Emily Carreiro, a naturalist from the Blue Hills Trailside Museum in Milton, shows a red-tailed hawk to visitors at Felix Neck. Photos by Lynn Christoffers
Sandwiched between two days of bad weather, the 14th annual Osprey Festival was blessed with a great day as the Felix Neck Wildlife Sanctuary in Edgartown welcomed back ospreys to the Island in a big way last Saturday. More than 300 people took part in all things osprey - from building a full-sized nest to eating delicious bird's nest candy.
A screech owl takes in the view, almost 180 degrees, at last Sunday's Osprey Festival in Edgartown.

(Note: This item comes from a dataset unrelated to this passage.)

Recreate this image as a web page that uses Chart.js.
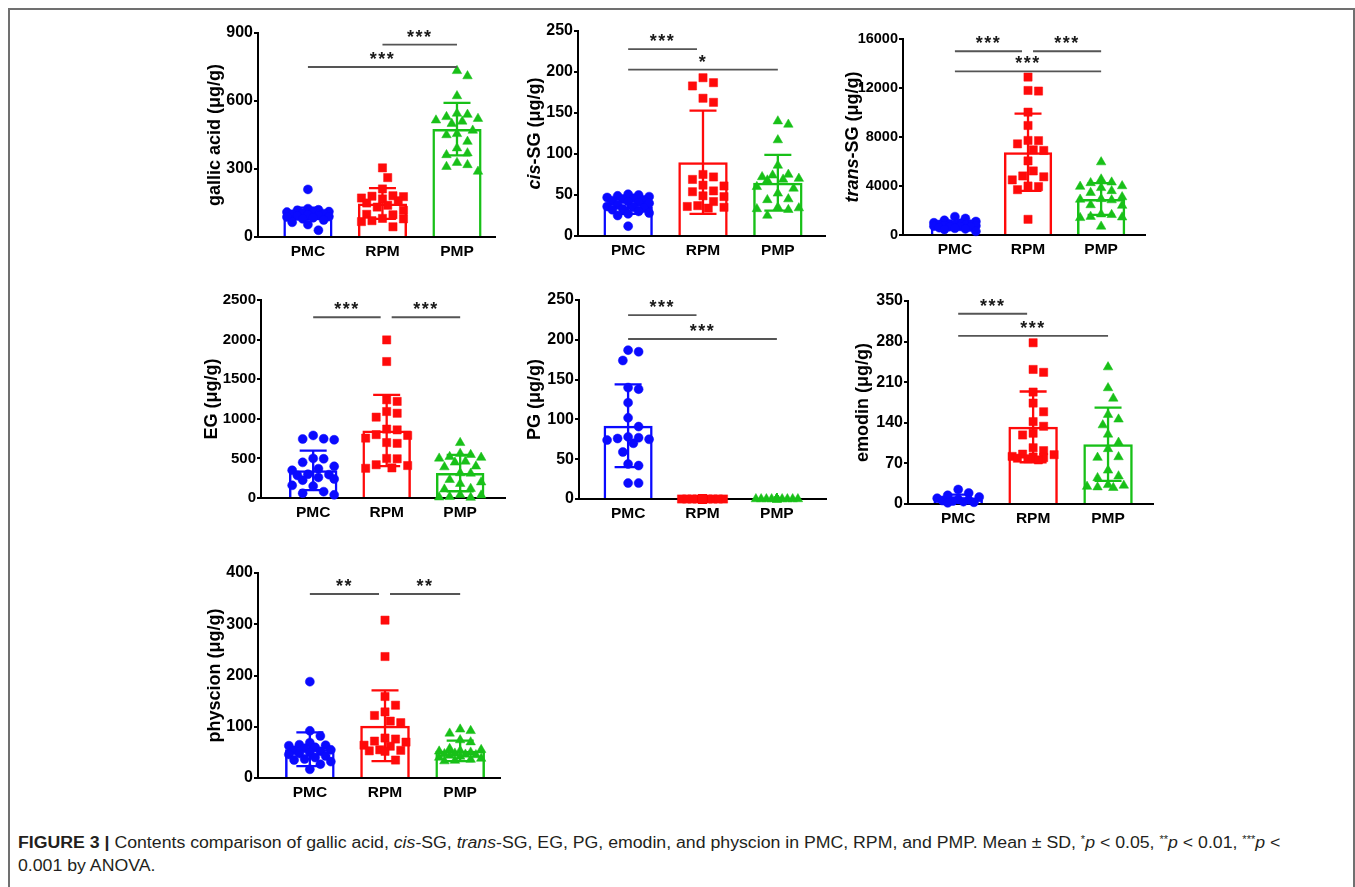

Neophyte carpenters constructed chick shelters from pre-cut pieces under the guidance of Emily Reddington of the Mass Audubon Coastal Waterbird Program. The shelters will be placed on Island dunes to be used by terns. Open on both ends to allow the baby terns to escape from small mammals, the tops of the shelters are camouflaged with sand and seashells, making them invisible from above. While Carolee Aiello of Edgartown proudly watched her son, Vito make a shelter, she said, "He is making something what will be out in nature." This was their first Osprey Festival.
In the craft tent, little hands made fish prints, osprey hats and bracelets, and also collages of the osprey's environment. The guided walks were very popular and there was usually a line at the telescopes trained on a pair of ospreys in their nest.
More than 30 volunteers helped the Felix Neck staff make the day a success.
Hannah and her mother, Dede Hagen, of Vineyard Haven make a fish print.
Thomas Aiken (right), from Beverly, makes an Osprey hat with help from volunteer Glenna Barkan of Oak Bluffs.